Au sein de la galerie parisienne Exo Exo, jusqu’au 13 janvier, les artistes Lou Fauroux, Montaine Jean et Jeanne Yuna Rocher s’associent sous la houlette de la curatrice Camille Gouin. Ensemble, elles forment un fascinant groupshow revenant sur le passage, parfois difficile, entre monde réel et virtuel.
Curatée par la commissaire indépendante Camille Gouin, l’exposition part de la relation passionnelle de cette dernière avec le cyberspace, entamée dès son plus jeune âge. D’abord avec l’ordinateur familial, puis avec son premier portable, les plateformes de chat et l’évolution des réseaux sociaux. Le lien que l’on tisse avec ce monde connecté, beaucoup s’entendent à le décrire comme aussi angoissant que réconfortant. Pourtant, à en croire Camille Gouin, ce que l’on pensait appartenir au domaine de la science-fiction fait bel et bien partie de notre quotidien.
« Le cyberespace c’est Twitter, Discord, Amazon, Twitch, explique la curatrice. On peut penser ce que l’on veut de ces technologies, du numérique, des jeux vidéo et des réseaux, ils incarnent une réalité multiple à laquelle la fiction appartient et avec laquelle elles s’influencent. Elles sont le prolongement l’une de l’autre. Être un humain, c’est avoir des outils et des instruments qui augmentent sa réalité. C’est imaginer et faire des rêves : une matière virtuelle qui traite du réel parce que finalement le ‘réel’ et le ‘virtuel’ sont difficilement distinguables l’un de l’autre. »
Internet : du début à la fin
Pour explorer ces thématiques, trois artistes s’emparent des locaux de la galerie Exo Exo. La première, Jeanne Yuna Rocher propose de s’intéresser au traitement du shifting/daydreaming via la réalisation du magazine Errance, ici distribué et décliné en installation visuelle sur les murs. Le shifting/daydreaming, c’est le fait de déplacer sa conscience et son esprit d’une réalité à une autre – du boulot à TikTok, en somme -, presque dans une forme d’autohypnose. Si Jeanne Yuna Rocher se penche sur la forme du magazine, c’est parce qu’elle estime que la salle d’attente dans laquelle il est possible de feuilleter la revue est un espace liminal qui matérialise ce passage.
De son côté, la plasticienne Montaine Jean se questionne plutôt sur l’arrivée d’Internet dans nos vies, sur ces croyances et ces mythologies alternatives qui l’accompagnent. Son installation Dreams&Hopes reprend ainsi la forme d’un autel, renvoyant à la spiritualité sous-jacente à toute forme de technologie.

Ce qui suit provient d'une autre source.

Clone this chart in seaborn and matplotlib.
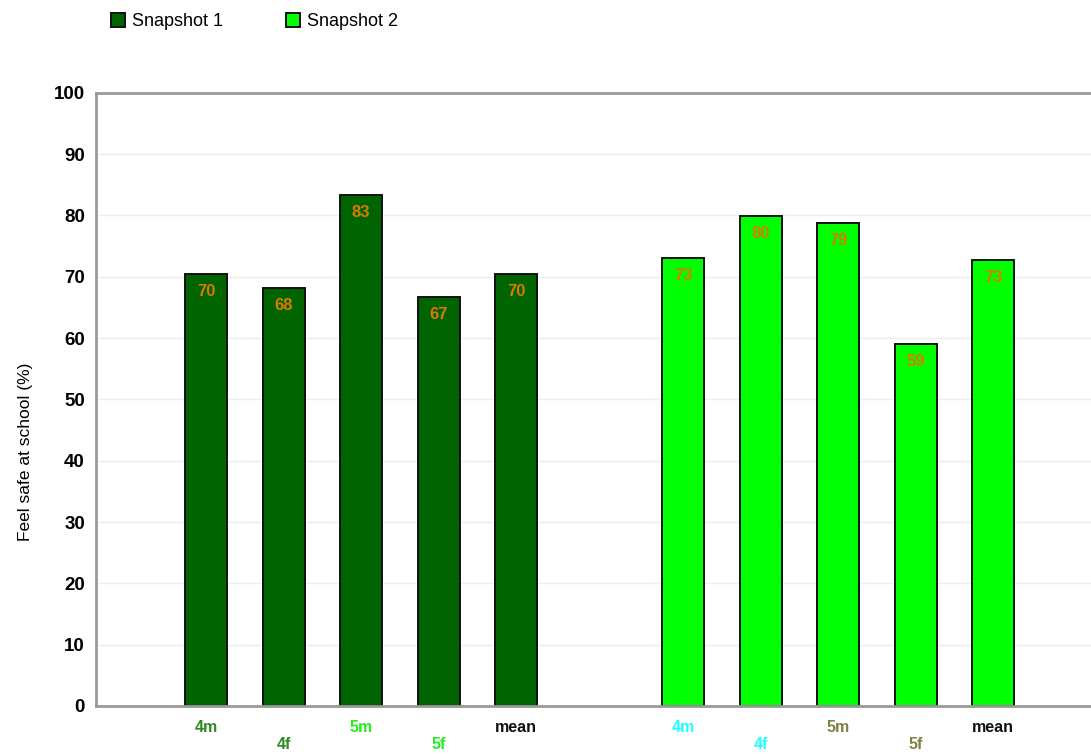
import numpy as np
import pandas as pd
import matplotlib
matplotlib.use("Agg")
import matplotlib.pyplot as plt
import seaborn as sns

# ── DATA ──────────────────────────────────────────────────────────────────────

GROUPS      = ["4m", "4f", "5m", "5f", "mean"]
SNAPSHOTS   = ["Snapshot 1", "Snapshot 2"]
SNAP1_VALS  = [70.4, 68.2, 83.4, 66.7, 70.4]
SNAP2_VALS  = [73.1, 79.9, 78.8, 59.1, 72.8]

SNAP_COLORS = {"Snapshot 1": "#006400", "Snapshot 2": "#00ff00"}
TICK_COLORS = [
    ["#2e8b22", "#2e8b22", "#22ee22", "#22ee22", "#111111"],
    ["#22ffff", "#22ffff", "#808040", "#808040", "#111111"],
]
LABEL_COLOR = "#d97b00"
GROUP_GAP   = 6.15   # offset of the second snapshot block, in bar slots

# ── BUILD TABLE ───────────────────────────────────────────────────────────────

rows = []
for s, (snap, vals) in enumerate(zip(SNAPSHOTS, [SNAP1_VALS, SNAP2_VALS])):
    for i, (g, v) in enumerate(zip(GROUPS, vals)):
        rows.append({"snapshot": snap, "group": g, "value": v,
                     "pos": i + s * GROUP_GAP})
df = pd.DataFrame(rows)

# ── PLOT ──────────────────────────────────────────────────────────────────────

sns.set_style("white")
plt.rcParams.update({
    "font.family": ["Liberation Sans", "DejaVu Sans"],
    "text.color":  "black",
    "axes.labelcolor": "black",
    "ytick.color": "black",
})

fig = plt.figure(figsize=(10.91, 7.55), dpi=100)
ax = fig.add_axes([0.088, 0.065, 0.912, 0.812])

sns.barplot(data=df, x="pos", y="value", hue="snapshot", native_scale=True,
            dodge=False, width=0.54, palette=SNAP_COLORS, saturation=1,
            edgecolor="#111111", linewidth=1.4, ax=ax, legend=True)

for cont in ax.containers:
    ax.bar_label(cont, labels=[f"{b.get_height():.0f}" for b in cont],
                 padding=-18, color=LABEL_COLOR, fontsize=12,
                 fontweight="bold")

ax.set_ylim(0, 100)
ax.set_xlim(-1.42, 4 + GROUP_GAP + 1.26)
ax.set_yticks(np.arange(0, 101, 10))
ax.yaxis.grid(True, color="#eeeeee", linewidth=1)
ax.set_axisbelow(True)

positions = df["pos"].tolist()
labels = []
for i, g in enumerate(GROUPS * 2):
    labels.append(g if (i % 5) % 2 == 0 else "\n" + g)
ax.set_xticks(positions)
ax.set_xticklabels(labels, fontsize=11.5, fontweight="bold", linespacing=1.2)
for lab, col in zip(ax.get_xticklabels(), TICK_COLORS[0] + TICK_COLORS[1]):
    lab.set_color(col)

for tl in ax.get_yticklabels():
    tl.set_fontweight("bold")
    tl.set_fontsize(13.5)

ax.tick_params(axis="y", length=5, width=1.2, color="#222222", pad=3)
ax.tick_params(axis="x", length=5, width=1.2, color="#888888", pad=5)

for side in ["left", "bottom", "top"]:
    ax.spines[side].set_color("#999999")
    ax.spines[side].set_linewidth(2)
ax.spines["right"].set_visible(False)

ax.set_xlabel("")
ax.set_ylabel("Feel safe at school (%)", fontsize=12.5)
ax.yaxis.set_label_coords(-0.063, 0.414)

handles, leg_labels = ax.get_legend_handles_labels()
ax.get_legend().remove()
fig.legend(handles, leg_labels, loc="upper left", bbox_to_anchor=(0.087, 1.004),
           ncol=2, frameon=False, fontsize=13, handlelength=0.75,
           handleheight=0.75, handletextpad=0.4, columnspacing=3.5)

fig.savefig("out.png", dpi=100)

Enfin, juste en face, la série The World Wide Surveillance Board series, Te SpaceX cemetery de Lou Fauroux met en scène l’idée hypothétique d’un cimetière virtuel, dans un monde où il n’y aurait plus d’espace sur Terre pour les morts.
Toujours fascinée par la finitude des choses, l’artiste parisienne, rencontrée dans son studio il y a peu, anticipe celle d’Internet à travers The Internet Collapses series : VOL.1 The Porn Selector, un film où l’on suit l’actrice pornographique Kasey Warner dans la quête de la survie de son industrie après le déclin des plateformes en lignes. Un récit somme toute logique pour celle qui a découvert son rapport à la vidéo en réalisant des films pornos à Los Angeles, et qui s’inscrit parfaitement dans le propos de cette exposition, possiblement résumable à son sous-titre : « Tu es contrarié parce que c’est la fin du monde et que tu es coincé entre deux réalités ».